_Written request_
Could the lines from the start of the data through the line with "(337pt,0.8pt) rectangle (659pt,350pt);" be set down exactly, with no pictures among them?

_Provided data_
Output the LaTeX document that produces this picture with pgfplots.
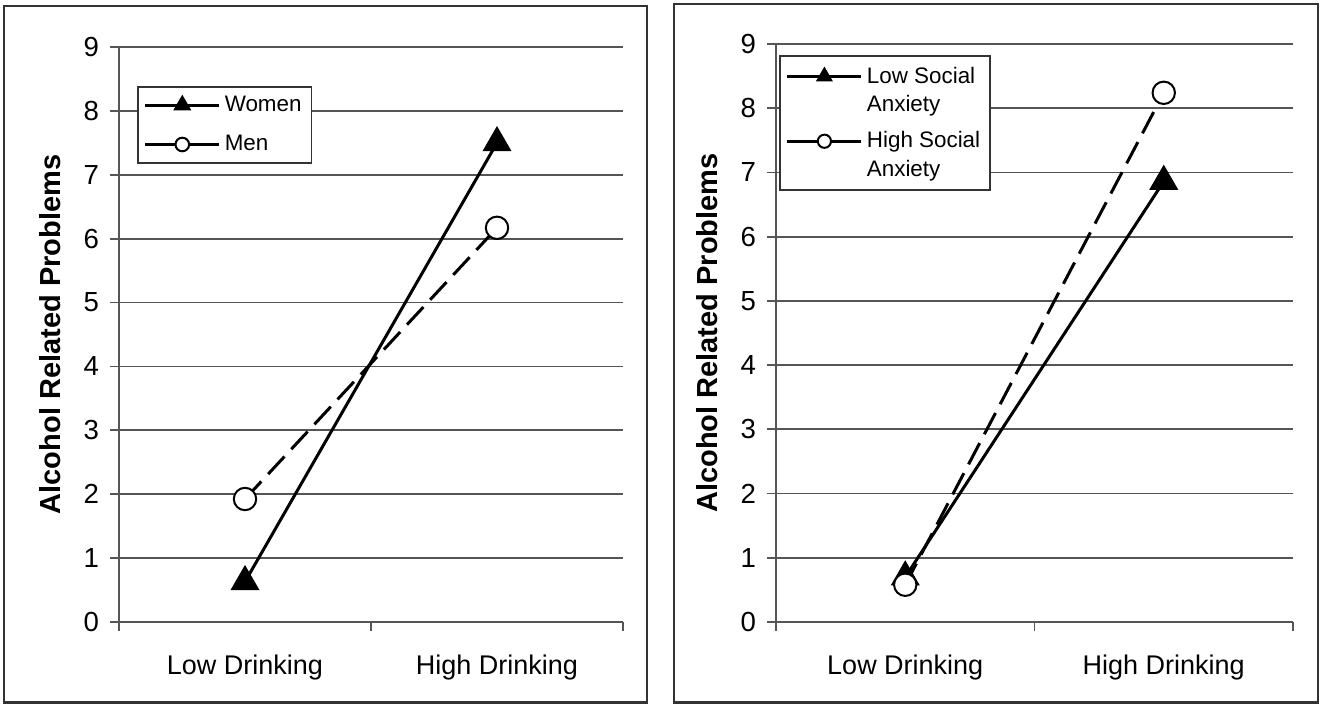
\documentclass[border=0pt]{standalone}
\usepackage{fontspec}
\setmainfont{Liberation Sans}
\usepackage{pgfplots}
\pgfplotsset{compat=1.18}
\definecolor{frame}{HTML}{333333}
\definecolor{gridc}{HTML}{555555}
\pgfplotsset{
  myaxis/.style={
    scale only axis,
    xmin=0, xmax=2, ymin=0, ymax=9,
    axis x line*=bottom, axis y line*=left,
    axis line style={-, gridc, line width=0.9pt},
    xtick={0,1,2}, xticklabels={},
    extra x ticks={0.5,1.5},
    extra x tick labels={Low Drinking, High Drinking},
    extra x tick style={major tick length=0pt, grid=none,
      xticklabel style={yshift=-13pt, font=\fontsize{13.5}{15}\selectfont}},
    ytick={0,1,...,9},
    ymajorgrids, grid style={gridc, line width=0.9pt},
    tick align=outside, major tick length=4.5pt,
    tick style={gridc, line width=0.9pt},
    yticklabel style={xshift=-2pt, font=\fontsize{13.8}{15}\selectfont},
    /pgf/number format/assume math mode=true,
    clip=false,
    legend cell align=left,
    legend style={draw=frame, line width=0.8pt,
      font=\fontsize{11.2}{14.5}\selectfont,
      inner xsep=3pt},
  },
  mylegend/.style={
    legend image code/.code={%
      \draw[mark repeat=2,mark phase=2] plot coordinates {(0pt,0pt)(#1,0pt)(2*#1,0pt)};}
  },
}
\begin{document}
\begin{tikzpicture}
\useasboundingbox (0,0) rectangle (662.5pt,352pt);
\draw[frame, line width=1.3pt] (2pt,0.8pt) rectangle (323.5pt,349pt);
\draw[frame, line width=1.3pt] (337pt,0.8pt) rectangle (659pt,350pt);

% ---------------- Left panel ----------------
\begin{axis}[myaxis,
  at={(59.5pt,41pt)}, anchor=south west,
  width=252pt, height=287.5pt,
  legend style={at={(rel axis cs:0.0357,0.932)}, anchor=north west,
    row sep=6.5pt, inner ysep=2.5pt},
]
\node[rotate=90, anchor=base, font=\fontsize{14.5}{16}\selectfont\bfseries]
  at (axis description cs:-0.117,0.5) {Alcohol Related Problems};
\addplot[black, line width=1.5pt, mark=triangle*, mark size=7.8pt,
  mark options={solid, fill=black, line width=0.6pt},
  mylegend=18.5pt, legend image post style={mark size=4.6pt}]
  coordinates {(0.5,0.63) (1.5,7.50)};
\addlegendentry{Women}
\addplot[black, line width=1.5pt, dash pattern=on 12pt off 5pt,
  mark=*, mark size=5.6pt,
  mark options={solid, fill=white, line width=1pt},
  mylegend=18.5pt, legend image post style={mark size=3.4pt, solid}]
  coordinates {(0.5,1.925) (1.5,6.17)};
\addlegendentry{Men}
\end{axis}

% ---------------- Right panel ----------------
\begin{axis}[myaxis,
  at={(388pt,41pt)}, anchor=south west,
  width=258.5pt, height=289pt,
  legend style={at={(rel axis cs:0.006,0.981)}, anchor=north west,
    row sep=0.5pt, inner ysep=3.5pt},
]
\node[rotate=90, anchor=base, font=\fontsize{14.5}{16}\selectfont\bfseries]
  at (axis description cs:-0.114,0.5) {Alcohol Related Problems};
\addplot[black, line width=1.5pt, mark=triangle*, mark size=7.8pt,
  mark options={solid, fill=black, line width=0.6pt},
  mylegend=18.5pt, legend image post style={mark size=4.3pt}]
  coordinates {(0.5,0.70) (1.5,6.86)};
\addlegendentry{Low Social}
\addlegendimage{legend image code/.code={\path[draw=none,fill=none] (0pt,-11pt) -- (0pt,0pt);}}
\addlegendentry{Anxiety}
\addplot[black, line width=1.5pt, dash pattern=on 12pt off 5pt,
  mark=*, mark size=5.6pt,
  mark options={solid, fill=white, line width=1pt},
  mylegend=18.5pt, legend image post style={mark size=3.3pt, solid}]
  coordinates {(0.5,0.58) (1.5,8.24)};
\addlegendentry{High Social}
\addlegendimage{empty legend}
\addlegendentry{Anxiety}
\end{axis}
\end{tikzpicture}
\end{document}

_Response_
Output the LaTeX document that produces this picture with pgfplots.
\documentclass[border=0pt]{standalone}
\usepackage{fontspec}
\setmainfont{Liberation Sans}
\usepackage{pgfplots}
\pgfplotsset{compat=1.18}
\definecolor{frame}{HTML}{333333}
\definecolor{gridc}{HTML}{555555}
\pgfplotsset{
  myaxis/.style={
    scale only axis,
    xmin=0, xmax=2, ymin=0, ymax=9,
    axis x line*=bottom, axis y line*=left,
    axis line style={-, gridc, line width=0.9pt},
    xtick={0,1,2}, xticklabels={},
    extra x ticks={0.5,1.5},
    extra x tick labels={Low Drinking, High Drinking},
    extra x tick style={major tick length=0pt, grid=none,
      xticklabel style={yshift=-13pt, font=\fontsize{13.5}{15}\selectfont}},
    ytick={0,1,...,9},
    ymajorgrids, grid style={gridc, line width=0.9pt},
    tick align=outside, major tick length=4.5pt,
    tick style={gridc, line width=0.9pt},
    yticklabel style={xshift=-2pt, font=\fontsize{13.8}{15}\selectfont},
    /pgf/number format/assume math mode=true,
    clip=false,
    legend cell align=left,
    legend style={draw=frame, line width=0.8pt,
      font=\fontsize{11.2}{14.5}\selectfont,
      inner xsep=3pt},
  },
  mylegend/.style={
    legend image code/.code={%
      \draw[mark repeat=2,mark phase=2] plot coordinates {(0pt,0pt)(#1,0pt)(2*#1,0pt)};}
  },
}
\begin{document}
\begin{tikzpicture}
\useasboundingbox (0,0) rectangle (662.5pt,352pt);
\draw[frame, line width=1.3pt] (2pt,0.8pt) rectangle (323.5pt,349pt);
\draw[frame, line width=1.3pt] (337pt,0.8pt) rectangle (659pt,350pt);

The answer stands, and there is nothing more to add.